Les explications d’Enewold sont lumineuses. Implicitement, lorsqu’on observe la réalité et qu’on place ces déclarations dans ce cadre, celles-ci nous disent tout, — du processus bureaucratique général, de la prison qu’est devenue (particulièrement aux USA) la technologie avancée, de l’incapacité où sont les USA désormais de mener à bien un programme d’avion de combat, — enfin, bien entendu, du destin du JSF, qui sera, sans le moindre doute, le chaos et la catastrophe du siècle en matière de production aéronautique.

Ainsi, nous dit Enewold, on veille à tout. Tout est répertorié, contrôlé, surveillé. Le moindre défaut, jusqu’au plus mineur, est expertisé jusqu’à ce qu’il rende l’âme ; de même, le moindre apport, la moindre nouveauté est minutieusement menée à son terme. Si cela prend du temps et de l’argent, qu’importe !

Cela signifie que le JSF est et va être formidablement contrôlé. Chacun a et aura de plus en plus son mot à dire. Les interventions sont déjà et deviendront encore plus considérables, multiples, de plus en plus détaillées. S’il ne l’est déjà, le management du programme va devenir micromanagement, chaque service s’attachant à son domaine avec la plus extrême minutie et poursuivant son développement sans souci du reste.
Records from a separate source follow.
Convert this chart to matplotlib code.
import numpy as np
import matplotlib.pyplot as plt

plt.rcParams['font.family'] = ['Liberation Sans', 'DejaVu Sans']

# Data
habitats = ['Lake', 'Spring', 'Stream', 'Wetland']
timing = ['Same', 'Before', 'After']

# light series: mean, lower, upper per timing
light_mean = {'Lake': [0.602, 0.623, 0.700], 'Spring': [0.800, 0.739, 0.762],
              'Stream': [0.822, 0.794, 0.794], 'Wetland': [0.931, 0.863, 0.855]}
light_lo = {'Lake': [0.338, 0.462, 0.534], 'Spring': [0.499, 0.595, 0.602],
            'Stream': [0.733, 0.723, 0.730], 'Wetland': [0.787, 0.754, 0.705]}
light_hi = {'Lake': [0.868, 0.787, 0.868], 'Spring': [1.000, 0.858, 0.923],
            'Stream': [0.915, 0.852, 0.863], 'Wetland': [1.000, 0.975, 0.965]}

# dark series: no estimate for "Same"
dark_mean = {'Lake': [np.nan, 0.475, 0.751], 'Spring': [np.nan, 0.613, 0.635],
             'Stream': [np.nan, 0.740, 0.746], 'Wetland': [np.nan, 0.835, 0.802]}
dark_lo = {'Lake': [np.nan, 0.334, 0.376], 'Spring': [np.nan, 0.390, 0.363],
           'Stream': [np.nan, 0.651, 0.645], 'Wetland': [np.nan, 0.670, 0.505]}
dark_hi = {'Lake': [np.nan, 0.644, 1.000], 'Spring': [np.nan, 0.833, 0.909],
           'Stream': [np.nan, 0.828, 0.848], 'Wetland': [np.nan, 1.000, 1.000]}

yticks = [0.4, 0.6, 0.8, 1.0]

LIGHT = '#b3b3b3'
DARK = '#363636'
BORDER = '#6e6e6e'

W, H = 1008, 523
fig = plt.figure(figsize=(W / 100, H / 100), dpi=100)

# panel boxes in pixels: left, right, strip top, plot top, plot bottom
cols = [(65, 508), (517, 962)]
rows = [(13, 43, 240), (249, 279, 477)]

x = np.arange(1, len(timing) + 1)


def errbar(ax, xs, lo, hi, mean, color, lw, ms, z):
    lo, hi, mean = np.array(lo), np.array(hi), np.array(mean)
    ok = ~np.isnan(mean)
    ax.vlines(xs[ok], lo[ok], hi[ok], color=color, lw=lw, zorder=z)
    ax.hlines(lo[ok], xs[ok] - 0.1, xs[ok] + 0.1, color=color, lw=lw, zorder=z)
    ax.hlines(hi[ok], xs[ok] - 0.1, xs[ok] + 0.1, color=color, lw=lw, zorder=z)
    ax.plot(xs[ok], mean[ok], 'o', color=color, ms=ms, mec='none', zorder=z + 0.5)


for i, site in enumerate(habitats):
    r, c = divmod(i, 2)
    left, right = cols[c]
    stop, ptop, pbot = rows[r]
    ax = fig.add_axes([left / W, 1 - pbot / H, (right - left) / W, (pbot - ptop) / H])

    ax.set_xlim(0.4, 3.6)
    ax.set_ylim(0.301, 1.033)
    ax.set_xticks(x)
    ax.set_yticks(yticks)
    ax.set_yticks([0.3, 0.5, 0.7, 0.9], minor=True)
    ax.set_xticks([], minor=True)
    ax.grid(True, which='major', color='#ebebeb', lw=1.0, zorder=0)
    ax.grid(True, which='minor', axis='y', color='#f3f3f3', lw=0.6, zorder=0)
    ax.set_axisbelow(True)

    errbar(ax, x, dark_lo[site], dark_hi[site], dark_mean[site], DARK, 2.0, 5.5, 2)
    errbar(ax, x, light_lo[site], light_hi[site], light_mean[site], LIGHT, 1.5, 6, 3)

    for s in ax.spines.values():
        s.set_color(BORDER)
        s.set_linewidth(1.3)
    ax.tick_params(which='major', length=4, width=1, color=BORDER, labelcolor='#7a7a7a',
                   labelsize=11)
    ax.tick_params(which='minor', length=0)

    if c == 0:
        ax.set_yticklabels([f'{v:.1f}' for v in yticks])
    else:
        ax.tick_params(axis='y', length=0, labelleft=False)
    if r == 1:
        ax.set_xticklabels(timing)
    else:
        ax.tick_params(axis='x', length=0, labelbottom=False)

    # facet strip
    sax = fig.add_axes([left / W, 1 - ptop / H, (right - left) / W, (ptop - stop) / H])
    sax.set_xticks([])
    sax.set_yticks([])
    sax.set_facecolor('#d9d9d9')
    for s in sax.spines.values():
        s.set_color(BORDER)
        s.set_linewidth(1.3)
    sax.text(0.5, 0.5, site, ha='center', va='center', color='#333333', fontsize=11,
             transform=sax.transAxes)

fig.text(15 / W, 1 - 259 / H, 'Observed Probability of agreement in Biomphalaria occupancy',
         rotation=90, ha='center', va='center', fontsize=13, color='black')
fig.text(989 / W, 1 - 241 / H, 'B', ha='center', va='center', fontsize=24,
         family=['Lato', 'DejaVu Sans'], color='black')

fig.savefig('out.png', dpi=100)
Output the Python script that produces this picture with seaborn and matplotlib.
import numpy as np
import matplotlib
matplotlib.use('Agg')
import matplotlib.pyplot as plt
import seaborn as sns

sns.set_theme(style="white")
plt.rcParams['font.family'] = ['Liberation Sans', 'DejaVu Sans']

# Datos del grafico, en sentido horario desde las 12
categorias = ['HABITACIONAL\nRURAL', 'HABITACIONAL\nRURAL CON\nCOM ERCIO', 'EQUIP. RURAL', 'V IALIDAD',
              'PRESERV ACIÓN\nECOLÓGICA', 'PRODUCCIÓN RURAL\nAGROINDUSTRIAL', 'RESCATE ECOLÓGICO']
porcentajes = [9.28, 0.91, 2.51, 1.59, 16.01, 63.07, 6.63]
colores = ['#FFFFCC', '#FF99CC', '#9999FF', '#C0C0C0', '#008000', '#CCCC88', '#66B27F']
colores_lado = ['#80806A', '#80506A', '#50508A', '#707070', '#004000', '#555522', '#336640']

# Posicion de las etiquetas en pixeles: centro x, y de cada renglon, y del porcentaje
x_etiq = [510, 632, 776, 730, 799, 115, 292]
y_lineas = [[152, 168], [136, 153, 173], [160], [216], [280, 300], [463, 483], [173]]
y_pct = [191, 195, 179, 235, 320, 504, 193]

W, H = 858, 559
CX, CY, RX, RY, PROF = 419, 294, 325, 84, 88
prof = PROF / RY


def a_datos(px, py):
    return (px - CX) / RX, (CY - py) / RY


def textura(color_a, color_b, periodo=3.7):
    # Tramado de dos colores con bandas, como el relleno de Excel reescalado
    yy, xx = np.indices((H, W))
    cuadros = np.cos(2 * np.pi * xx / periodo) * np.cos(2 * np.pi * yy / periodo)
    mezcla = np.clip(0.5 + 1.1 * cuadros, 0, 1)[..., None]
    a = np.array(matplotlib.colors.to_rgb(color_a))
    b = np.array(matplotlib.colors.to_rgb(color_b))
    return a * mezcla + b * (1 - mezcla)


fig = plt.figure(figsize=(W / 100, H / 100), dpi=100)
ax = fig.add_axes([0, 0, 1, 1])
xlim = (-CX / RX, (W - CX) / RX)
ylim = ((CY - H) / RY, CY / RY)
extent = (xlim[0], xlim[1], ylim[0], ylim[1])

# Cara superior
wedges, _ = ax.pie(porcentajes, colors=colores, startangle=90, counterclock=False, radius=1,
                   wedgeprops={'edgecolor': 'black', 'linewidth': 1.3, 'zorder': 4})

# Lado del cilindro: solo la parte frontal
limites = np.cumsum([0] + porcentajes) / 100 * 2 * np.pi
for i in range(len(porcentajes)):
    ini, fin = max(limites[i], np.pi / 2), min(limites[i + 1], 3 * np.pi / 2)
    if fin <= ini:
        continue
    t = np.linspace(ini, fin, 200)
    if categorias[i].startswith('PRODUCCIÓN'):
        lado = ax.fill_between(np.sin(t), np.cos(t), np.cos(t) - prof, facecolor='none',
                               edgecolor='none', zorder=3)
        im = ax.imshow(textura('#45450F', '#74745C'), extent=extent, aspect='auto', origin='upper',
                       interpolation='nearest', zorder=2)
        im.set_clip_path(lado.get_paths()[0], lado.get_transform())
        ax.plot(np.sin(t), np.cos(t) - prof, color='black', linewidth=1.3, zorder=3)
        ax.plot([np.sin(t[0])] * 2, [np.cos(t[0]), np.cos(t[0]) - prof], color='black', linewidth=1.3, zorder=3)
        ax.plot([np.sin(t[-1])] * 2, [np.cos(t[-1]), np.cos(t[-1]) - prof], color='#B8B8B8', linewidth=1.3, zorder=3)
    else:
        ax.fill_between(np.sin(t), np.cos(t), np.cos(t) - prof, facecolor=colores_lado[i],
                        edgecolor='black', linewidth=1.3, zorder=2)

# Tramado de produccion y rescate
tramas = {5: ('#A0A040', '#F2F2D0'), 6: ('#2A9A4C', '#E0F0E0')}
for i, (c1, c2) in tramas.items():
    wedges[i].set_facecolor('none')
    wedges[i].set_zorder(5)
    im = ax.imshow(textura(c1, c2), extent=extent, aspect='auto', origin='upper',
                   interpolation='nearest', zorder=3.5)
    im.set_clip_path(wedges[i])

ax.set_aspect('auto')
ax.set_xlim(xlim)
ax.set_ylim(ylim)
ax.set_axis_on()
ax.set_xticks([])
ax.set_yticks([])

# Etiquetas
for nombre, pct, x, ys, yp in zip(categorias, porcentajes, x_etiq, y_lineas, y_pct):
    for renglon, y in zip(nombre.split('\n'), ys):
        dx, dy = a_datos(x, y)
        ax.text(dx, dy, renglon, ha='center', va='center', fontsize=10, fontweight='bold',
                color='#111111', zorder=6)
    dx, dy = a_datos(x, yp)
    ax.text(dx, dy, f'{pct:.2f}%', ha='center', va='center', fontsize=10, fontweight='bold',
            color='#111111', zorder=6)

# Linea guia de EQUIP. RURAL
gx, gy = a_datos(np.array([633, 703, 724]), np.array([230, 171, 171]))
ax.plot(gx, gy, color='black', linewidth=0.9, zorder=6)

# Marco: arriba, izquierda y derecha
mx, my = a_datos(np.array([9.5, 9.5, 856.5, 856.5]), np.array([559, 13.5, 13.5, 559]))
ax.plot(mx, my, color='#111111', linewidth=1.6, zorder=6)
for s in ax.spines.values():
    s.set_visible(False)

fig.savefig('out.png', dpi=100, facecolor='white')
De temps en temps, une review est ordonnée pour apprécier l’état général du programme et l’on découvre en général : que l’intégration générale n’est pas faite, que les conséquences sur l’équilibre général du système des développements parcellaires ne sont pas contrôlées (ainsi découvre-t-on par exemple que le poids est supérieur de 20% aux prévisions, comme dans la version ADAC/V), que les délais augmentent, que les coûts augmentent et ainsi de suite. Entre-temps, de nouvelles améliorations technologiques ont été identifiées, comme pouvant être intégrées , — et cette possibilité devient aussitôt nécessité, car on ne résiste pas à une nouvelle technologie. Cela implique de nouveaux délais, de nouveaux coûts, de nouveaux problèmes d’intégration et ainsi de suite.

On se trouve devant le phénomène bureaucratique poussé jusqu’à l’absurde, avec l’absence totale d’une autorité centrale capable de surveiller et d’assurer l’intégration, de décider des étapes à assurer et des étapes à brûler, capable d’imposer sa volonté et de siffler la fin de la partie. Le F-22, qui a démarré en 1981 (ouverture du bureau ATF), devait être en service en 1994 au prix de $37 millions l’exemplaire. De cette façon, conduits par la bureaucratie et les nécessités autant du progrès que de la perfection technologique, nous nous retrouvons en 2004 alors que l’avion n’est pas encore en escadrille (peut-être ne le sera-t-il jamais) avec son prix dépassant d’ores et déjà les $250 millions l’exemplaire.